Hace falta valor para caminar, para avanzar más allá. Es una cuestión de amor. Hace falta valor para amar. Me gusta recordar la reflexión de un celoso sacerdote sobre este tema, que también puede ayudarnos en nuestro trabajo en la Curia. Dice que es difícil volver a encender las brasas bajo las cenizas de la Iglesia. La dificultad, hoy, consiste en transmitir la pasión a quienes hace tiempo la perdieron. Sesenta años después del Concilio, seguimos debatiendo sobre la división entre "progresistas" y "conservadores", pero esta no es la diferencia: la verdadera y principal diferencia está entre "enamorados" y "acostumbrados". Esta es la diferencia. Y sólo los que aman pueden caminar.
Hermanos, hermanas, gracias por vuestro trabajo y vuestra dedicación. En nuestra labor, cultivemos la escucha del corazón, poniéndonos así al servicio del Señor, aprendiendo a acogernos, a escucharnos recíprocamente; practiquemos el discernimiento, para ser una Iglesia que busca interpretar los signos de la historia con la luz del Evangelio, buscando soluciones que transmitan el amor del Padre. Y permanezcamos siempre en camino, con humildad y admiración, para no caer en la presunción de sentirnos satisfechos y para que no se apague en nosotros el deseo de Dios. Y muchas gracias a ustedes, sobre todo por el trabajo que realizan en el silencio. No lo olvidemos: escuchar, discernir, caminar. María, el Bautista y los Magos.
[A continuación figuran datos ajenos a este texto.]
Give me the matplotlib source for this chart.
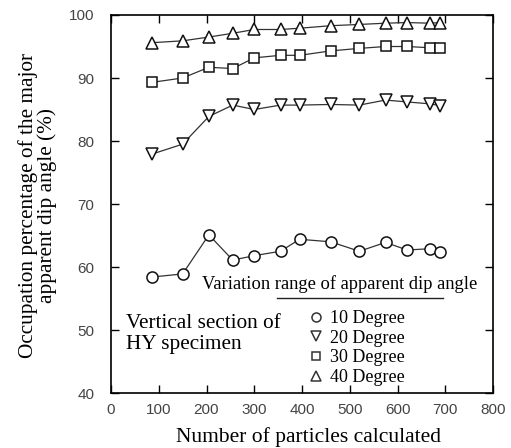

Que el Señor Jesús, Verbo Encarnado, nos conceda la gracia de la alegría en el servicio humilde y generoso. Y, por favor, les pido, no perdamos el sentido del humor, ¡que es saludable!
Mis mejores deseos de una santa Navidad para ustedes, y también para sus seres queridos. Y, delante del belén, hagan una oración por mí. Muchas gracias.